Харон и Гермес (крылатая душа-психея между ними). Фрагмент росписи белофонного аттического лекифа. 450-425 гг. до н.э. Национальный археологический музей, Афины
В греческой литературе и философии Эрот имеет двойную природу — губительную и созидательную. В известной мифологической паре-аллегории Эрос обретает двойника — Антероса, бога разделенной «встречной» любви, но одновременно и ненависти, порожденной неразделенной любовью. «Дурной» Эрот может быть причиной вражды и мести, но Эрот благой становится силой, влекущей ввысь, все соединяющей и одухотворяющей.
В мифологии и космогонии орфиков Эрот универсален — это владыка ключей от Неба, Эфира, Моря и Тартара. В отличие от олимпийцев, которые имеют очень конкретно очерченный индивидуальный облик, Эрот может превращаться во множество эротов, что говорит о его изменчивости и даже демоничности (daimon — понятие у греков, изначально не несущее сугубо негативных коннотаций и близкое theos — бог, но бог с неясными чертами, зачастую «бог данного мгновения»). Пиндар говорит о том, что «лучшие из Эротов» витали над ложем Зевса и Эгины.
Эроты, парящие вокруг Аталанты. Роспись аттического белофонного лекифа. Музей искусств Кливленда. 490-470 гг. до н.э
Как проникающий даже в Тартар и хтонический, Эрот может сближаться в своем облике с Танатом-Смертью и, подобно демонам загробного мира, являться взорам в бесчисленном множестве видов. В эллинистическую и римскую эпохи сам Танат стал изображаться как прекрасный Эфеб, крылатый юноша или мальчик — буквально близнец Эрота.
Танат в образе крылатого юноши. Рельефный мраморный барабан колонны храма Артемиды Эфесской, 325-300 гг. до н.э. Британский музей, Лондон
Пожалуй, лучше всего эту размытость между двумя полюсами божественного демонстрирует самая знаменитая «Гигантомахия» античного мира — фриз, украсивший алтарь Зевса в Пергаме. От небесных светил до «недр сокровенных» все силы мира в своем персонифицированном обличье предстают сошедшимися в этой битве. И вот тут наши взгляд и разум начинают путаться.
Морские кони, тритоны и драконы Посейдона пугают своим видом не меньше, чем монстрические дети Земли. Геката, богиня ночи, магии и колдовства, многорукая и трехглавая, сражается на стороне олимпийцев, и на ее фоне гигант От, стоящий рядом, выглядит как юный герой или бог. Повсюду извиваются змеиные хвосты гигантов, но змеи Афины душат гиганта Энкелада, а его роскошные крылья почти соприкасаются с крылами Ники-Победы, венчающей голову Афины.

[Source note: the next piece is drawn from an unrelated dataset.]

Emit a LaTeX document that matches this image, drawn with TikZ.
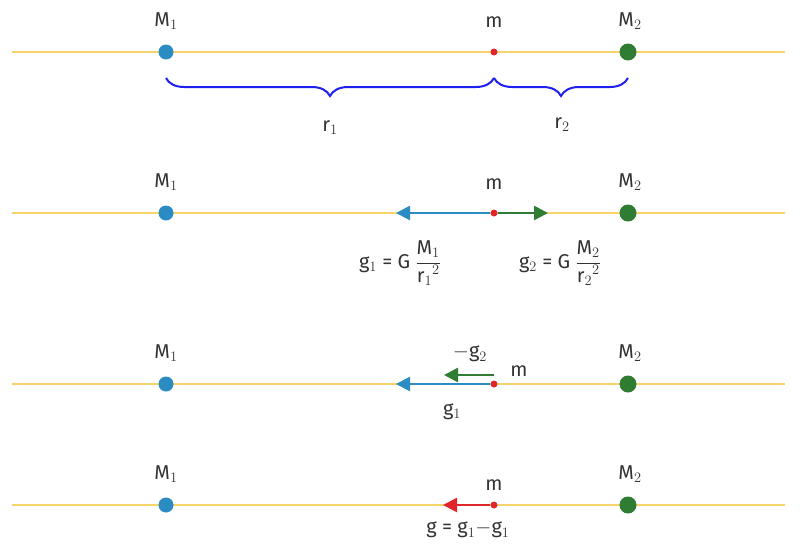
\documentclass[tikz,border=0pt]{standalone}
\usepackage{fontspec}
\setmainfont{Fira Sans}
\usetikzlibrary{decorations.pathreplacing,arrows.meta}
\definecolor{lineY}{HTML}{F7D36B}
\definecolor{dotB}{HTML}{2B8CC4}
\definecolor{dotG}{HTML}{2E7D32}
\definecolor{dotR}{HTML}{E0262B}
\definecolor{brc}{HTML}{2020F0}
\definecolor{txt}{HTML}{333333}
\tikzset{
  axis/.style={lineY, line width=2pt},
  mone/.style={circle, fill=dotB, inner sep=0pt, minimum size=15pt},
  mtwo/.style={circle, fill=dotG, inner sep=0pt, minimum size=17pt},
  mm/.style={circle, fill=dotR, inner sep=0pt, minimum size=7pt},
  lab/.style={text=txt, font=\fontsize{20}{22}\selectfont},
  vec/.style={line width=2.6pt, -{Triangle[length=14pt,width=14pt]}},
  brace/.style={brc, line width=2pt, decorate, decoration={brace, mirror, amplitude=18pt}}
}
\begin{document}
\begin{tikzpicture}[x=1pt,y=-1pt]
\useasboundingbox (0,0) rectangle (800,549);
\foreach \r/\y in {a/52,b/213,c/384,d/505}{
  \coordinate (L\r) at (12,\y);
  \coordinate (R\r) at (785,\y);
  \draw[axis] (L\r) -- (R\r);
  \node[mone] (A\r) at (166,\y) {};
  \node[mtwo] (B\r) at (628,\y) {};
  \node[mm] (m\r) at (494,\y) {};
  \node[lab] at (166,\y-31) {M$_1$};
  \node[lab] at (630,\y-31) {M$_2$};
}
\node[lab] at (494,22) {m};
\node[lab] at (494,184) {m};
\node[lab] at (519,371) {m};
\node[lab] at (494,485) {m};
% row 1 braces
\coordinate (b1s) at (166,78);
\coordinate (b1e) at (494,78);
\coordinate (b2e) at (628,78);
\draw[brace] (b1s) -- (b1e);
\draw[brace] (b1e) -- (b2e);
\node[lab] at (330,128) {r$_1$};
\node[lab] at (562,125) {r$_2$};
% row 2
\coordinate (g1b) at (396,213);
\coordinate (g2b) at (548,213);
\draw[vec, dotB] (mb) -- (g1b);
\draw[vec, dotG] (mb) -- (g2b);
\node[lab] at (400,263) {g$_1$ = G $\displaystyle\frac{\mbox{M$_1$}}{\mbox{r$_1{}^2$}}$};
\node[lab] at (560,263) {g$_2$ = G $\displaystyle\frac{\mbox{M$_2$}}{\mbox{r$_2{}^2$}}$};
% row 3
\coordinate (g1c) at (396,384);
\coordinate (mc2) at (494,375);
\coordinate (g2c) at (444,375);
\draw[vec, dotB] (mc) -- (g1c);
\draw[vec, dotG] (mc2) -- (g2c);
\node[lab] at (470,354) {$-$g$_2$};
\node[lab] at (452,412) {g$_1$};
% row 4
\coordinate (gd) at (443,505);
\draw[vec, dotR] (md) -- (gd);
\node[lab] at (468,530) {g = g$_1$$-$g$_1$};
\end{tikzpicture}
\end{document}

Фрагмент Большого фриза Пергамского алтаря. Геката, Гигант От и Артемида. Пергамский музей, Берлин
На коллаже: 1) Фрагмент Большого фриза Пергамского алтаря. Афина, гигант Энкелад, Ника, Гея. II в. до н.э. Пергамский музей, Берлин; 2) Две Ники с жертвенным баком. Фрагмент фриза балюстрады храма Афины-Ники на афинском Акрополе. V в. до н.э. Археологический музей Акрополя, Афины
Кстати, кто она, Ника, спутница Афины и Зевса? Порождение титаниды, адской реки Стикс, она то ли гений, то ли демон победы — сестра Зела (Соперничества/Зависти) и Бии (Насилия). О ее демонических свойствах говорит происхождение и возможность мультиплицирования (имеется в виду присутствие сразу нескольких Ник в одном пространстве. — Прим. ред.).

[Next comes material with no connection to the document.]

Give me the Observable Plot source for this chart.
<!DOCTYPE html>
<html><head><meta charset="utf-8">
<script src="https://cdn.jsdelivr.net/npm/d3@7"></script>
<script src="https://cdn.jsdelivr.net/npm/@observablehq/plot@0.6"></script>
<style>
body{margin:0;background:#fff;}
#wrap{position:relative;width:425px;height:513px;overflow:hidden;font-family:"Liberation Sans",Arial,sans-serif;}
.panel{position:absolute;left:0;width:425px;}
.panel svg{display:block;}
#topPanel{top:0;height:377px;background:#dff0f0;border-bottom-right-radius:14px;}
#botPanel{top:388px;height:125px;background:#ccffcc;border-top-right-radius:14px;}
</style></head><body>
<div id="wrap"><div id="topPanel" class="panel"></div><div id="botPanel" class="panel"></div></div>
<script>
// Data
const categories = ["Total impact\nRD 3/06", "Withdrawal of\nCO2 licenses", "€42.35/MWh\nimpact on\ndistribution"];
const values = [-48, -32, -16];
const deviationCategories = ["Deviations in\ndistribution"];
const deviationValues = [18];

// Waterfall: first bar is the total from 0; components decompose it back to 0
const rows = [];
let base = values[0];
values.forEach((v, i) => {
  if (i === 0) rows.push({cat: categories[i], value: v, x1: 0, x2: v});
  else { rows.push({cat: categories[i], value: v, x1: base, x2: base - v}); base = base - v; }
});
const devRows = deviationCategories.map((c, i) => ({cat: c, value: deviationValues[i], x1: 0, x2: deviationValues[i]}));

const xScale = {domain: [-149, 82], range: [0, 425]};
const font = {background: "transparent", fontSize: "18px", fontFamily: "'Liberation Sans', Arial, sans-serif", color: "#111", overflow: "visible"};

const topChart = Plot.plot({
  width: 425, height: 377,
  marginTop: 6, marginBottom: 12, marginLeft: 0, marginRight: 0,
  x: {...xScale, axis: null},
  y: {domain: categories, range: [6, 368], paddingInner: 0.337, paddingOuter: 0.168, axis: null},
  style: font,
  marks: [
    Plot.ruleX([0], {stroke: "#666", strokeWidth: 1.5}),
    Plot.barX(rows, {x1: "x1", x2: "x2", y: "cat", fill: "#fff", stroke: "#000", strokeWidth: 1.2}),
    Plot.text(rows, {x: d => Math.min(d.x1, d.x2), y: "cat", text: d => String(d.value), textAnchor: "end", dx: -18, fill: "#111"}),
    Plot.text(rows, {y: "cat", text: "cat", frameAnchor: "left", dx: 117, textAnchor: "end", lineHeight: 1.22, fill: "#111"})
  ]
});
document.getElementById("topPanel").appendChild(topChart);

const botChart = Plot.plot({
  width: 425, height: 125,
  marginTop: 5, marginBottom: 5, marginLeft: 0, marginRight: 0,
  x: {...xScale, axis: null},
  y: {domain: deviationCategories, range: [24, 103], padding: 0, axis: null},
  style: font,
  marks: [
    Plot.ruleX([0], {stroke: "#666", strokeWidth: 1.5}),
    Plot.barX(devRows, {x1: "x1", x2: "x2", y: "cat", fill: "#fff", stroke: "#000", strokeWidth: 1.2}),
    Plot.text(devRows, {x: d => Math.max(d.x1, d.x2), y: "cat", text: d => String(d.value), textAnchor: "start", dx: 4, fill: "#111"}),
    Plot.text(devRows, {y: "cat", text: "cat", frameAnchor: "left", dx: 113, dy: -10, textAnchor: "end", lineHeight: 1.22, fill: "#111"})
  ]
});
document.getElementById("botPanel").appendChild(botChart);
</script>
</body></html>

Все будто смешивается в единый миксоморфный поток образов. И в этом потоке гиганты и им подобные это не просто гибнущие силы, несущие угрозу мировому порядку. Они и смертны, и бессмертны одновременно, подобно горгоне Медузе, чья отрубленная голова превращается в действующий зрячий апотропей (защитный образ). Это живые, вечно сущие силы, для которых всегда найдется место в опекаемой олимпийцами вселенной.
И в этих метаморфозах, в чередовании жизни и смерти совершается постоянное восхождение из хтонического подземного в цветущее небесное, подобно тому как сменяют друг друга День и Ночь, ступая через медный порог в сумрачных глубинах Тартара.